Delta's hub operations dwarf those of its partners. At its largest hub, Hartsfield-Jackson Atlanta International Airport, Delta transfers about 153,000 passengers a day to or from about 1,000 flights. China Eastern transfers about 5,000 passengers daily at its hub at Shanghai Pudong International Airport, said Mr. Yuan.
The China Eastern operation has numerous hitches. Mr. Yuan said passengers from domestic Chinese cities need to go through a second security check when they transit at Pudong onto another flight. Suitcases take up to 45 minutes to transfer. And China Eastern splits its flights between Pudong, where the majority are international, and primarily domestic Hongqiao International Airport, nearly 30 miles across town.

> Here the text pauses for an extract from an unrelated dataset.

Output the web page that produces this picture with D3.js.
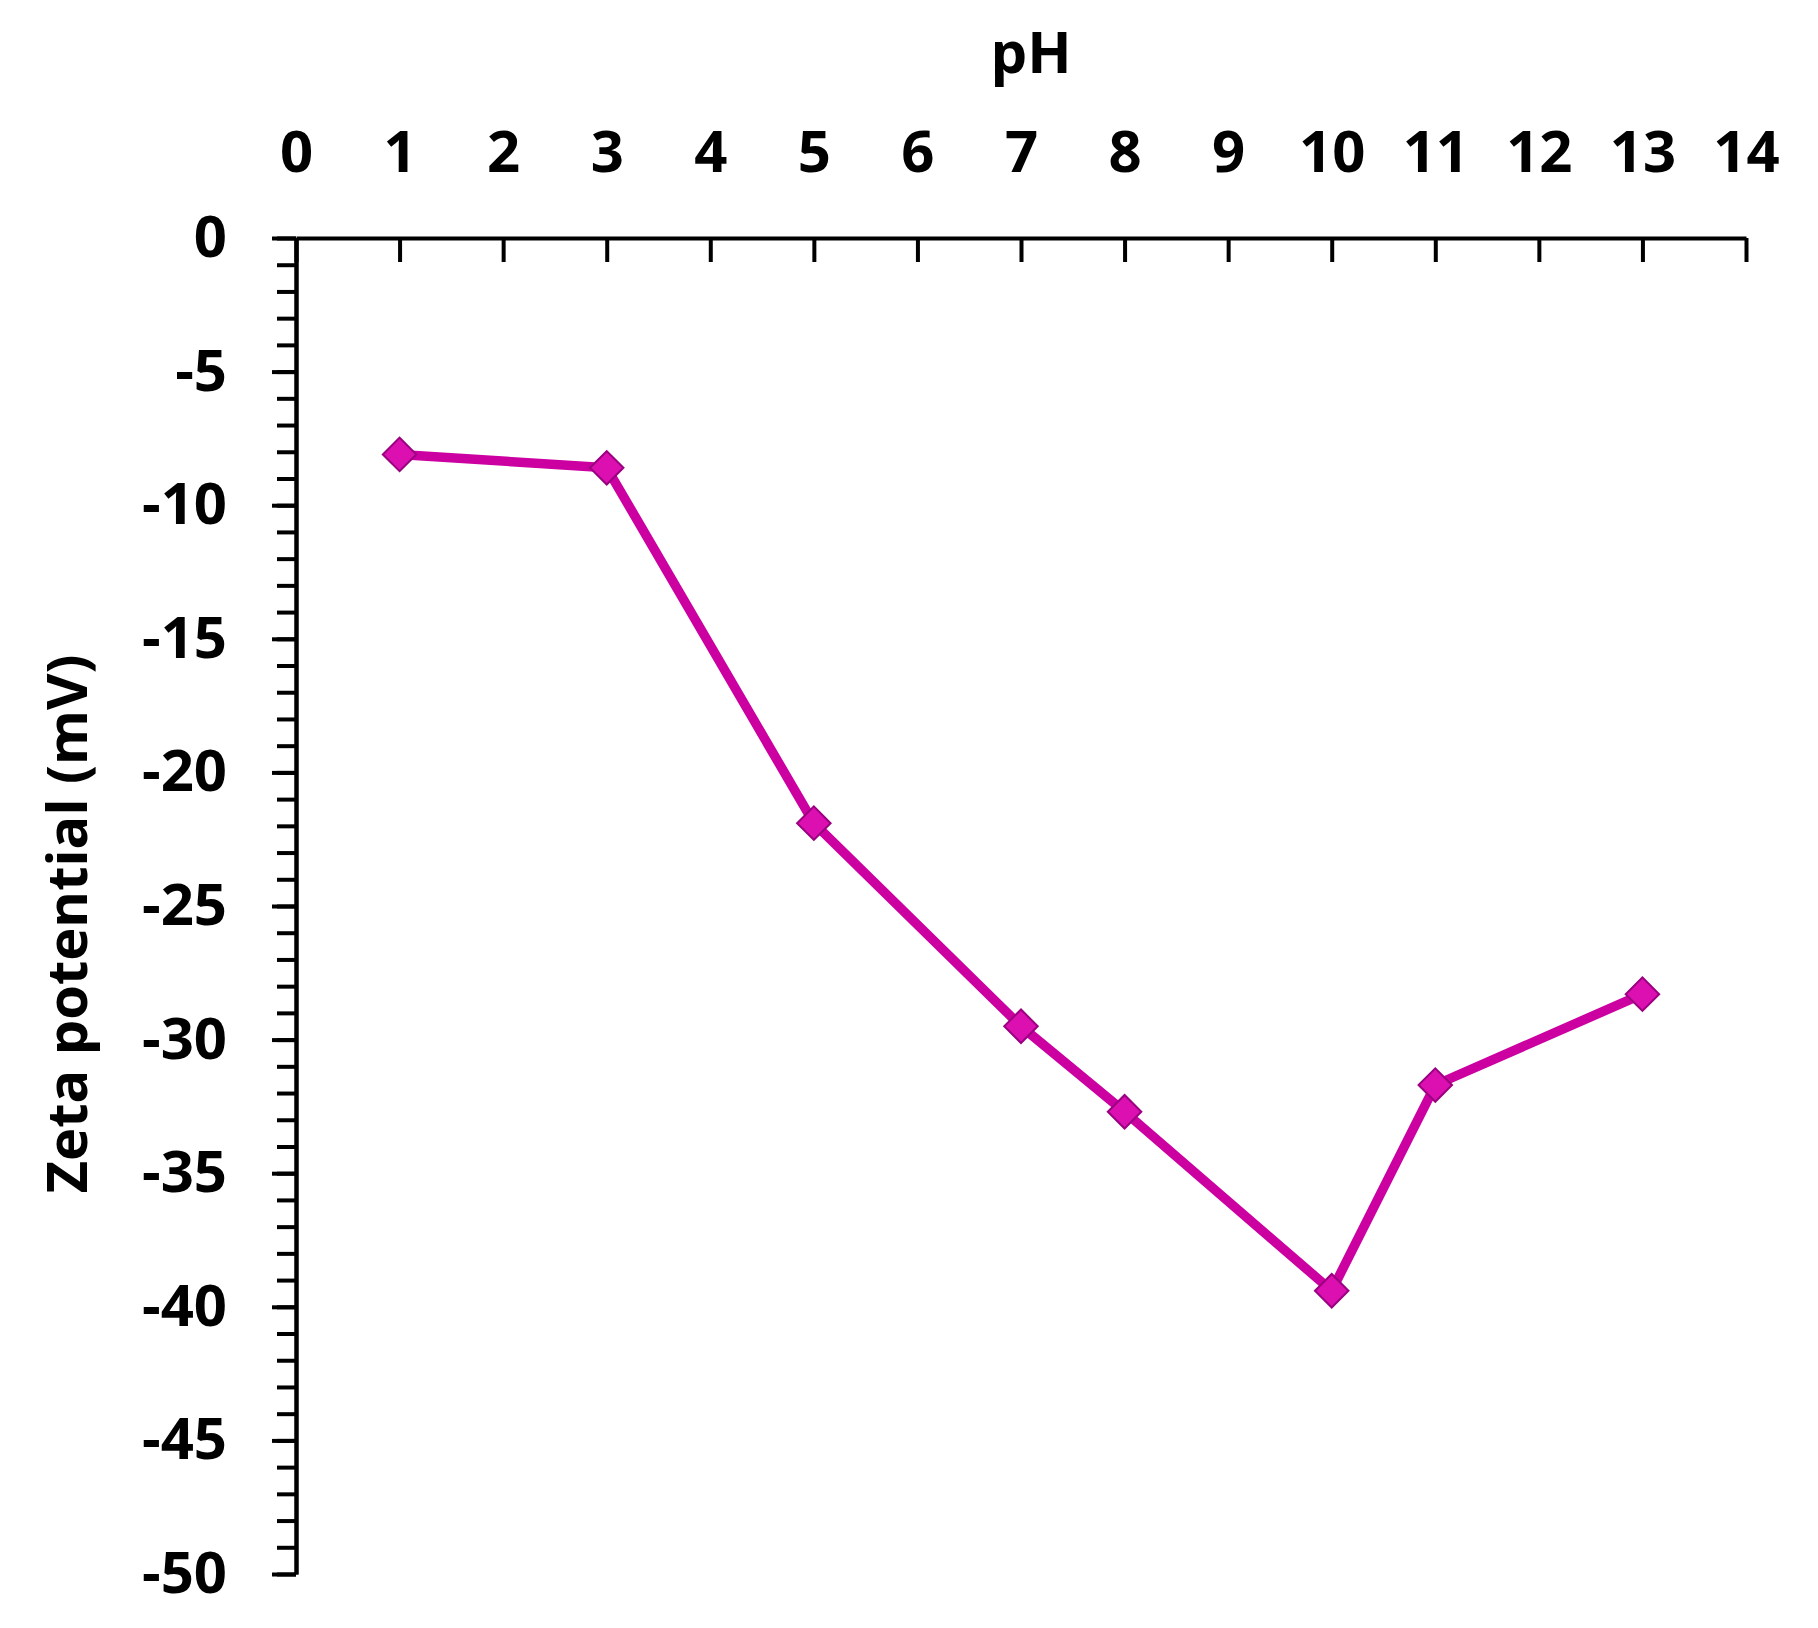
<!DOCTYPE html>
<html>
<head>
<meta charset="utf-8">
<script src="https://cdn.jsdelivr.net/npm/d3@7"></script>
<style>
  body { margin: 0; background: #fff; }
  text { font-family: "Open Sans", "Noto Sans", sans-serif; font-weight: 700; fill: #000; }
</style>
</head>
<body>
<script>
var ph = [1, 3, 5, 7, 8, 10, 11, 13];
var zeta = [-8.1, -8.6, -21.9, -29.5, -32.7, -39.4, -31.7, -28.3];
var xTicks = d3.range(0, 15);
var yTicks = [0, -5, -10, -15, -20, -25, -30, -35, -40, -45, -50];
var yMinor = d3.range(0, -51, -1);

var width = 1818;
var height = 1628;
var margin = {
    top: 238,
    left: 296,
    right: 72,
    bottom: 54
};

var svg = d3.select('body')
    .append('svg')
    .attr('width', width)
    .attr('height', height);

var xScale = d3.scaleLinear()
    .domain([0, 14])
    .range([margin.left, width - margin.right]);

var yScale = d3.scaleLinear()
    .domain([0, -50])
    .range([margin.top, height - margin.bottom]);

// minor ticks on the y axis, one per unit
svg.append('g')
    .attr('class', 'axis')
    .attr('transform', 'translate(' + margin.left + ',0)')
    .call(d3.axisLeft(yScale)
        .tickValues(yMinor)
        .tickSize(19)
        .tickSizeOuter(0)
        .tickFormat(''));

// major y ticks with labels (plain hyphen for the minus sign)
svg.append('g')
    .attr('class', 'axis')
    .attr('transform', 'translate(' + margin.left + ',0)')
    .call(d3.axisLeft(yScale)
        .tickValues(yTicks)
        .tickSize(24)
        .tickSizeOuter(0)
        .tickPadding(45)
        .tickFormat(function (d) { return String(d); }));

// x axis sits on top, ticks pointing down into the plot
svg.append('g')
    .attr('class', 'axis')
    .attr('transform', 'translate(0,' + margin.top + ')')
    .call(d3.axisTop(xScale)
        .tickValues(xTicks)
        .tickSize(-24)
        .tickSizeOuter(0)
        .tickPadding(66));

svg.selectAll('.axis path, .axis line')
    .attr('stroke', '#000')
    .attr('stroke-width', 4);

svg.selectAll('.axis text')
    .style('font-size', '58px');

svg.append('text')
    .attr('x', 1031)
    .attr('y', 73)
    .attr('text-anchor', 'middle')
    .style('font-size', '58px')
    .text('pH');

svg.append('text')
    .attr('transform', 'translate(87,924) rotate(-90)')
    .attr('text-anchor', 'middle')
    .style('font-size', '56px')
    .text('Zeta potential (mV)');

var data = ph.map(function (d, i) {
    return { x: d, y: zeta[i] };
});

var line = d3.line()
    .x(function (d) { return xScale(d.x); })
    .y(function (d) { return yScale(d.y); });

svg.append('path')
    .datum(data)
    .attr('d', line)
    .attr('fill', 'none')
    .attr('stroke', '#cc00a0')
    .attr('stroke-width', 9.5)
    .attr('stroke-linejoin', 'round');

svg.selectAll('.marker')
    .data(data)
    .enter()
    .append('path')
    .attr('class', 'marker')
    .attr('d', d3.symbol().type(d3.symbolSquare).size(560))
    .attr('transform', function (d) {
        return 'translate(' + xScale(d.x) + ',' + yScale(d.y) + ') rotate(45)';
    })
    .attr('fill', '#dc10b0')
    .attr('stroke', '#9a0080')
    .attr('stroke-width', 2);
</script>
</body>
</html>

Delta and China Eastern have been working in earnest for about two years to address these challenges. Last year China Eastern helped Delta's efforts with Chinese regulators to win better takeoff and landing times for its flights to Pudong from Detroit and to Beijing from Detroit. That allowed China Eastern to tweak its departure and arrival times to domestic cities it serves to build tighter connections for Delta passengers arriving in Shanghai and Beijing and heading to other Chinese destinations.
Last summer, China Eastern and Delta inaugurated a "through transfer" program for passengers taking a domestic flight and switching to international one, and vice versa. This lets them check bags through to their final destination and get all their boarding passes at once. A standard for Delta flights in other parts of the world, this system was new to China.
"The old service mode is in the past," said Rong Xiangying, a manager in China Eastern's frequent-flier program, at the end of his Atlanta visit. "We go everywhere to learn something new. We can do service a new Chinese way."